O sistema de saúde é outra área que enfrenta problemas, agravados por recentes epidemias de dengue e de Chagas. Nas últimas semanas, funcionários de hospitais públicos fizeram paralisações para reclamar das condições de trabalho e exigir melhores salários. A secretária da Saúde para a região metropolitana de Caracas, Luisana Melo, admitiu na quarta-feira que o setor está em "colapso funcional".

Auto-elogios na TV
Na última semana, Chávez -que, após a derrota em dezembro, lançou a "política dos três Rs (revisão, retificação e reimpulso)- fez três cadeias de TV e rádio recheadas de auto-elogios na área de saúde e anunciou a criação de um Conselho Nacional de Segurança contra a violência urbana, apontada em pesquisas como o principal problema do país.
Na quinta, o presidente fez uma rara alusão ao momento que seu governo atravessa: "Há alguns que dizem, avaliando o que aconteceu em 2 de dezembro [referendo da reforma constitucional], que o amor acabou. Não, não acabou o amor entre nós e a revolução".
Além dos problemas de gestão, o governismo enfrenta um embate dentro do PSUV (Partido Socialista Unido da Venezuela), cujo lançamento oficial, previsto para dezembro, só deve ocorrer no mês que vem.
O deputado federal Luis Tascón acusou o ex-ministro da Infra-Estrutura e atual presidente do Seniat (a Receita local), José David Cabello, de atos de corrupção. Em resposta, o governador de Miranda (Estado na região metropolitana de Caracas), Diosdado Cabello, irmão de José David e cacique do chavismo, acusou Tascón de ligações com o narcotráfico e iniciou um movimento para expulsá-lo do partido, que não tem ainda estatuto aprovado.
O mau momento traz preocupações ao oficialismo sobre as eleições de novembro, que renovarão todas as prefeituras e governos estaduais, hoje quase todos em mãos de chavistas. A oposição, fortalecida com a vitória em dezembro, assinou um acordo pelo qual só lançará um candidato por cada disputa.

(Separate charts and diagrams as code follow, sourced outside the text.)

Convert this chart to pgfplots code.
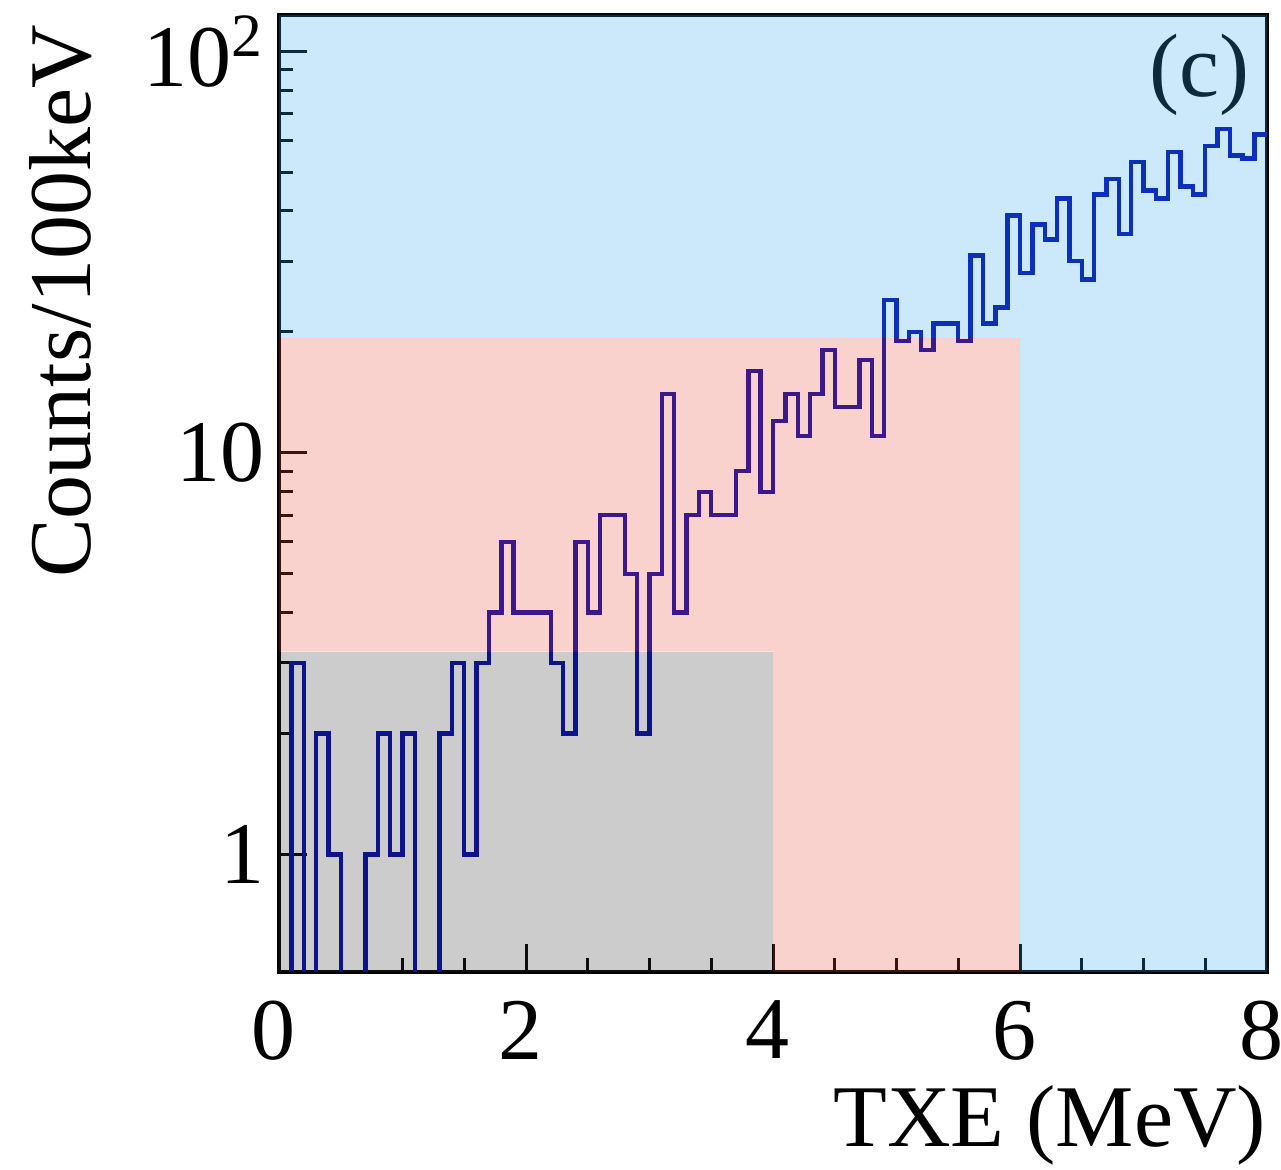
\documentclass[border=0pt]{standalone}
\usepackage{fontspec}
\setmainfont{Liberation Serif}
\usepackage{pgfplots}
\usepackage{pgfplotstable}
\pgfplotsset{compat=1.18}
\definecolor{histline}{RGB}{0,8,168}
\definecolor{bluefill}{RGB}{52,168,244}
\definecolor{pinkfill}{RGB}{236,76,56}
\definecolor{grayfill}{RGB}{52,52,52}
\definecolor{labc}{RGB}{13,42,61}
% bin left edge, counts (zero bins written as 0.1, below the axis)
\pgfplotstableread{
x y
0.0 0.1
0.1 3
0.2 0.1
0.3 2
0.4 1
0.5 0.1
0.6 0.1
0.7 1
0.8 2
0.9 1
1.0 2
1.1 0.1
1.2 0.1
1.3 2
1.4 3
1.5 1
1.6 3
1.7 4
1.8 6
1.9 4
2.0 4
2.1 4
2.2 3
2.3 2
2.4 6
2.5 4
2.6 7
2.7 7
2.8 5
2.9 2
3.0 5
3.1 14
3.2 4
3.3 7
3.4 8
3.5 7
3.6 7
3.7 9
3.8 16
3.9 8
4.0 12
4.1 14
4.2 11
4.3 14
4.4 18
4.5 13
4.6 13
4.7 17
4.8 11
4.9 24
5.0 19
5.1 20
5.2 18
5.3 21
5.4 21
5.5 19
5.6 31
5.7 21
5.8 23
5.9 39
6.0 28
6.1 37
6.2 34
6.3 43
6.4 30
6.5 27
6.6 44
6.7 48
6.8 35
6.9 53
7.0 45
7.1 43
7.2 56
7.3 46
7.4 44
7.5 58
7.6 64
7.7 55
7.8 54
7.9 62
8.0 62
}\histdata
\begin{document}
\fontsize{22}{26}\selectfont
\begin{tikzpicture}
\begin{axis}[
  scale only axis, width=247pt, height=239.25pt,
  ymode=log, xmin=0, xmax=8, ymin=0.51, ymax=123,
  xtick={0,2,4,6,8}, minor x tick num=3,
  ytick={1,10,100}, yticklabels={1,10,10\textsuperscript{2}},
  tick pos=left, tick align=inside,
  major tick length=7pt, minor tick length=3.5pt,
  every tick/.style={line width=0.75pt, black},
  axis line style={line width=1.2pt},
  /pgf/number format/assume math mode=true,
  ticklabel style={font=\fontsize{22}{26}\selectfont},
  xticklabel style={inner sep=0pt, yshift=-7pt, xshift=-1.4pt},
  yticklabel style={inner sep=0pt, xshift=-3.5pt},
  xlabel={TXE (MeV)}, ylabel={Counts/100keV},
  label style={font=\fontsize{22}{26}\selectfont, inner sep=0pt},
  xlabel style={at={(axis description cs:1,-0.118)}, anchor=north east},
  ylabel style={at={(axis description cs:-0.189,0.99)}, anchor=south east},
]
\addplot[const plot, histline, line width=1.1pt, line join=miter] table[x=x,y=y] {\histdata};
% shaded regions
\addplot[draw=none, fill=bluefill, fill opacity=0.25] coordinates {(0,19.3) (6,19.3) (6,0.51) (8,0.51) (8,123) (0,123)} -- cycle;
\addplot[draw=none, fill=pinkfill, fill opacity=0.25] coordinates {(0,3.2) (4,3.2) (4,0.51) (6,0.51) (6,19.3) (0,19.3)} -- cycle;
\addplot[draw=none, fill=grayfill, fill opacity=0.25] coordinates {(0,0.51) (4,0.51) (4,3.2) (0,3.2)} -- cycle;
\node[labc, font=\fontsize{22.5}{26}\selectfont] at (axis description cs:0.932,0.937) {(c)};
\end{axis}
\pgfresetboundingbox
\path (current axis.south west) ++(-69.75pt,-49.5pt) rectangle ([xshift=3.5pt,yshift=3.75pt]current axis.north east);
\end{tikzpicture}
\end{document}
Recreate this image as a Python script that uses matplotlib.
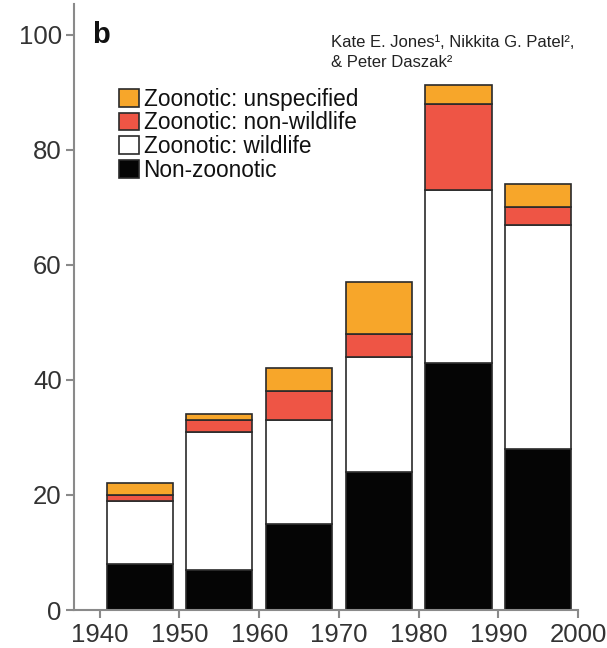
import matplotlib
matplotlib.use('Agg')
import matplotlib.pyplot as plt
import numpy as np

plt.rcParams['font.family'] = ['Liberation Sans', 'DejaVu Sans']

decades = [1940, 1950, 1960, 1970, 1980, 1990]
non_zoonotic = [8, 7, 15, 24, 43, 28]
zoo_wildlife = [11, 24, 18, 20, 30, 39]
zoo_non_wildlife = [1, 2, 5, 4, 15, 3]
zoo_unspecified = [2, 1, 4, 9, 3.3, 4]

xticks = [1940, 1950, 1960, 1970, 1980, 1990, 2000]
yticks = [0, 20, 40, 60, 80, 100]

C_ORANGE = '#F7A62A'
C_RED = '#EE5545'
C_EDGE = '#2a2a2a'
C_AXIS = '#8a8a8a'
C_TEXT = '#333333'

fig = plt.figure(figsize=(6.07, 6.48), dpi=100)
ax = fig.add_axes([0.1224, 0.0586, 0.8298, 0.935])

x = np.array(decades) + 5.0
w = 8.3
b0 = np.array(non_zoonotic, dtype=float)
b1 = b0 + zoo_wildlife
b2 = b1 + zoo_non_wildlife

kw = dict(width=w, edgecolor=C_EDGE, linewidth=1.2, zorder=2)
h_nz = ax.bar(x, non_zoonotic, color='#050505', label='Non-zoonotic', **kw)
h_w = ax.bar(x, zoo_wildlife, bottom=b0, color='white', label='Zoonotic: wildlife', **kw)
h_nw = ax.bar(x, zoo_non_wildlife, bottom=b1, color=C_RED, label='Zoonotic: non-wildlife', **kw)
h_u = ax.bar(x, zoo_unspecified, bottom=b2, color=C_ORANGE, label='Zoonotic: unspecified', **kw)

ax.set_xlim(1936.8, 2000)
ax.set_ylim(0, 105.3)
ax.set_xticks(xticks)
ax.set_yticks(yticks)
ax.tick_params(axis='both', labelsize=18.5, colors=C_AXIS, labelcolor=C_TEXT,
               length=6, width=1.5, direction='out', pad=3)
for s in ['top', 'right']:
    ax.spines[s].set_visible(False)
for s in ['left', 'bottom']:
    ax.spines[s].set_color(C_AXIS)
    ax.spines[s].set_linewidth(1.5)

leg = ax.legend(handles=[h_u, h_nw, h_w, h_nz], loc='upper left',
                bbox_to_anchor=(0.088, 0.862), frameon=False, fontsize=16.3,
                handlelength=0.9, handleheight=0.82, handletextpad=0.2,
                labelspacing=0.03, borderpad=0, borderaxespad=0)
for t in leg.get_texts():
    t.set_color('#111111')

ax.text(1939.0, 100, 'b', fontsize=21, fontweight='bold', color='#111111',
        va='center', ha='left')

fig.text(0.545, 0.934, 'Kate E. Jones¹, Nikkita G. Patel²,',
         fontsize=12, color='#222222', ha='left', va='center')
fig.text(0.545, 0.904, '& Peter Daszak²',
         fontsize=12, color='#222222', ha='left', va='center')

fig.savefig('out.png', dpi=100, facecolor='white')
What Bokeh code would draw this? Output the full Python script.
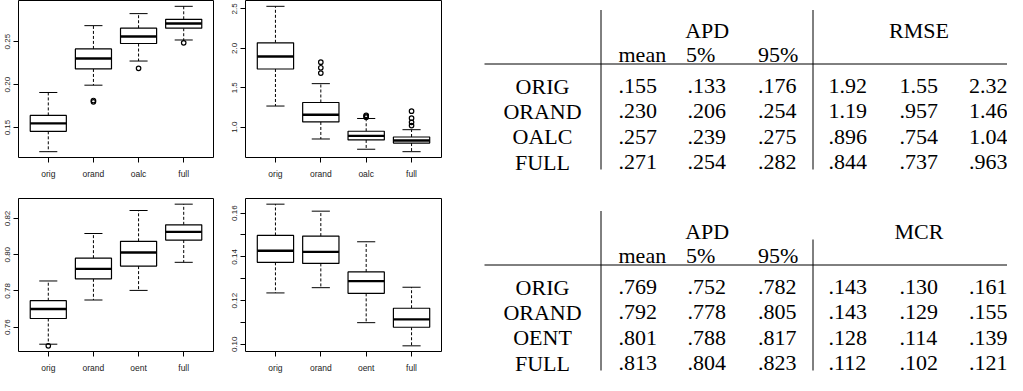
from bokeh.plotting import figure
from bokeh.models import Range1d, FixedTicker, PrintfTickFormatter, ColumnDataSource, Label
from bokeh.layouts import row, column
from bokeh.embed import file_html
from bokeh.resources import INLINE

# ---------------- data ----------------
groups_top = ["orig", "orand", "oalc", "full"]
groups_bot = ["orig", "orand", "oent", "full"]

# top-left: APD (first data set)
apd1_lo  = [0.1219, 0.1993, 0.2274, 0.2519]
apd1_q1  = [0.1456, 0.2182, 0.2478, 0.2656]
apd1_med = [0.1548, 0.2304, 0.2560, 0.2711]
apd1_q3  = [0.1641, 0.2415, 0.2656, 0.2760]
apd1_hi  = [0.1908, 0.2686, 0.2826, 0.2911]
apd1_out_grp = [2, 2, 3, 4]
apd1_out_val = [0.1815, 0.1799, 0.2189, 0.2486]

# top-middle: RMSE
rmse_lo  = [1.268, 0.850, 0.720, 0.689]
rmse_q1  = [1.738, 1.066, 0.838, 0.798]
rmse_med = [1.897, 1.158, 0.890, 0.830]
rmse_q3  = [2.070, 1.313, 0.948, 0.875]
rmse_hi  = [2.533, 1.552, 1.110, 0.968]
rmse_out_grp = [2, 2, 2, 3, 3, 3, 4, 4, 4, 4]
rmse_out_val = [1.686, 1.754, 1.824, 1.127, 1.140, 1.151, 1.020, 1.061, 1.114, 1.203]

# bottom-left: APD (second data set)
apd2_lo  = [0.7506, 0.7750, 0.7803, 0.7958]
apd2_q1  = [0.7648, 0.7867, 0.7937, 0.8081]
apd2_med = [0.7700, 0.7922, 0.8012, 0.8126]
apd2_q3  = [0.7746, 0.7981, 0.8074, 0.8165]
apd2_hi  = [0.7855, 0.8117, 0.8244, 0.8279]
apd2_out_grp = [1]
apd2_out_val = [0.7497]

# bottom-middle: MCR
mcr_lo  = [0.1235, 0.1259, 0.1099, 0.0993]
mcr_q1  = [0.1375, 0.1370, 0.1233, 0.1078]
mcr_med = [0.1428, 0.1423, 0.1289, 0.1114]
mcr_q3  = [0.1498, 0.1495, 0.1331, 0.1165]
mcr_hi  = [0.1641, 0.1609, 0.1469, 0.1261]
mcr_out_grp = []
mcr_out_val = []

# tables
tab_groups = ["APD", "mean", "5%", "95%"]
tab1_rows = ["ORIG", "ORAND", "OALC", "FULL"]
tab1_second = "RMSE"
tab1_apd = [[".155", ".133", ".176"], [".230", ".206", ".254"],
            [".257", ".239", ".275"], [".271", ".254", ".282"]]
tab1_rmse = [["1.92", "1.55", "2.32"], ["1.19", ".957", "1.46"],
             [".896", ".754", "1.04"], [".844", ".737", ".963"]]
tab2_rows = ["ORIG", "ORAND", "OENT", "FULL"]
tab2_second = "MCR"
tab2_apd = [[".769", ".752", ".782"], [".792", ".778", ".805"],
            [".801", ".788", ".817"], [".813", ".804", ".823"]]
tab2_mcr = [[".143", ".130", ".161"], [".143", ".129", ".155"],
            [".128", ".114", ".139"], [".112", ".102", ".121"]]

# ---------------- boxplots ----------------
SANS = "Liberation Sans"


def boxplot(groups, lo, q1, med, q3, hi, out_grp, out_val, yticks, yminor, fmt,
            width, height, mb_left, mb_right, mb_top, mb_bottom):
    allv = lo + hi + out_val
    vmin, vmax = min(allv), max(allv)
    pad = 0.04 * (vmax - vmin)
    p = figure(width=width, height=height, output_backend="svg", toolbar_location=None,
               x_range=Range1d(0.34, 4.66), y_range=Range1d(vmin - pad, vmax + pad),
               min_border_left=mb_left, min_border_right=mb_right,
               min_border_top=mb_top, min_border_bottom=mb_bottom,
               background_fill_color="white", border_fill_color="white")
    p.xgrid.visible = False
    p.ygrid.visible = False
    p.outline_line_color = "black"
    p.outline_line_width = 1
    xs = [1, 2, 3, 4]
    src = ColumnDataSource(dict(x=xs, l=[x - 0.4 for x in xs], r=[x + 0.4 for x in xs],
                                sl=[x - 0.2 for x in xs], sr=[x + 0.2 for x in xs],
                                lo=lo, q1=q1, med=med, q3=q3, hi=hi))
    p.segment(x0="x", y0="q3", x1="x", y1="hi", source=src, line_color="black",
              line_width=1, line_dash="3 2")
    p.segment(x0="x", y0="q1", x1="x", y1="lo", source=src, line_color="black",
              line_width=1, line_dash="3 2")
    p.segment(x0="sl", y0="hi", x1="sr", y1="hi", source=src, line_color="black", line_width=1)
    p.segment(x0="sl", y0="lo", x1="sr", y1="lo", source=src, line_color="black", line_width=1)
    p.quad(left="l", right="r", bottom="q1", top="q3", source=src, fill_color="white",
           line_color="black", line_width=1.2)
    p.segment(x0="l", y0="med", x1="r", y1="med", source=src, line_color="black", line_width=2.4)
    if out_val:
        p.scatter(x=out_grp, y=out_val, marker="circle", size=4.5, fill_color=None,
                  line_color="black", line_width=1.2)

    xa = p.xaxis[0]
    xa.ticker = FixedTicker(ticks=xs)
    xa.major_label_overrides = {i + 1: g for i, g in enumerate(groups)}
    xa.axis_line_color = None
    xa.major_tick_in = 0
    xa.major_tick_out = 5
    xa.major_tick_line_color = "black"
    xa.minor_tick_line_color = None
    xa.major_label_standoff = 6
    xa.major_label_text_font = SANS
    xa.major_label_text_font_size = "8.5px"
    xa.major_label_text_color = "#222222"

    ya = p.yaxis[0]
    ya.ticker = FixedTicker(ticks=yticks, minor_ticks=yminor)
    ya.formatter = PrintfTickFormatter(format=fmt)
    ya.axis_line_color = None
    ya.major_tick_in = 0
    ya.major_tick_out = 5
    ya.minor_tick_in = 0
    ya.minor_tick_out = 5
    ya.major_tick_line_color = "black"
    ya.minor_tick_line_color = "black" if yminor else None
    ya.major_label_orientation = "vertical"
    ya.major_label_standoff = 3
    ya.major_label_text_font = SANS
    ya.major_label_text_font_size = "8px"
    ya.major_label_text_color = "#222222"
    return p


p1 = boxplot(groups_top, apd1_lo, apd1_q1, apd1_med, apd1_q3, apd1_hi, apd1_out_grp, apd1_out_val,
             [0.15, 0.20, 0.25], [], "%.2f", 225, 187, 18, 12, 0, 30)
p2 = boxplot(groups_top, rmse_lo, rmse_q1, rmse_med, rmse_q3, rmse_hi, rmse_out_grp, rmse_out_val,
             [1.0, 1.5, 2.0, 2.5], [], "%.1f", 237, 187, 20, 21, 0, 30)
p3 = boxplot(groups_bot, apd2_lo, apd2_q1, apd2_med, apd2_q3, apd2_hi, apd2_out_grp, apd2_out_val,
             [0.76, 0.78, 0.80, 0.82], [], "%.2f", 225, 188, 18, 12, 11, 20)
p4 = boxplot(groups_bot, mcr_lo, mcr_q1, mcr_med, mcr_q3, mcr_hi, mcr_out_grp, mcr_out_val,
             [0.10, 0.12, 0.14, 0.16], [0.11, 0.13, 0.15], "%.2f", 237, 188, 20, 21, 11, 20)

# ---------------- tables ----------------
SERIF = "Liberation Serif"
pt = figure(width=545, height=375, output_backend="svg", toolbar_location=None,
            x_range=Range1d(470, 1015), y_range=Range1d(383, 8),
            x_axis_location=None, y_axis_location=None,
            min_border=0, min_border_left=0, min_border_right=0,
            min_border_top=0, min_border_bottom=0,
            background_fill_color="white", border_fill_color="white")
pt.outline_line_color = None
pt.xgrid.visible = False
pt.ygrid.visible = False

col_x = [626, 695, 765.5, 836, 907, 976.5]
row_label_x = 550
row_dy = 25.4


def add_text(x, y, t, align):
    pt.add_layout(Label(x=x, y=y, text=t, x_units="data", y_units="data",
                        text_align=align, text_baseline="alphabetic",
                        text_font=SERIF, text_font_size="22px", text_color="black"))


def add_table(dy, rows, apd, second_name, second, vline2_top):
    add_text(714.7, 37.5 + dy, tab_groups[0], "center")
    add_text(926.5, 37.5 + dy, second_name, "center")
    for j, h in enumerate(tab_groups[1:]):
        add_text(col_x[j] - (1.5 if j == 1 else 0), 61.7 + dy, h, "left")
    for i, r in enumerate(rows):
        yb = 93.5 + dy + i * row_dy
        add_text(row_label_x, yb, r, "center")
        for j, v in enumerate(apd[i] + second[i]):
            add_text(col_x[j], yb, v, "left")
    pt.segment(x0=[492, 608.5, 820.5], y0=[71.5 + dy, 17.5 + dy, vline2_top + dy],
               x1=[1015, 608.5, 820.5], y1=[71.5 + dy, 177 + dy, 177 + dy],
               line_color="black", line_width=1)


add_table(0, tab1_rows, tab1_apd, tab1_second, tab1_rmse, 17.5)
add_table(201, tab2_rows, tab2_apd, tab2_second, tab2_mcr, 46)

layout = row(column(p1, p3), column(p2, p4), pt)

open("out.html", "w").write(file_html(layout, INLINE))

Recentemente, Chávez expressou o temor de perder o controle da Grande Caracas, considerado por ele vital para evitar um novo golpe de Estado, como o de 2002. "Se esta revolução não se retifica como deve ser retificada e perdermos uma importante quantidade de governos e prefeituras, o presidente pode ser afastado por referendo e sair antes de 2013", alertou o chavista Freddy Bernal, prefeito de Libertador (região central de Caracas), falando ao jornal "Aragüeño".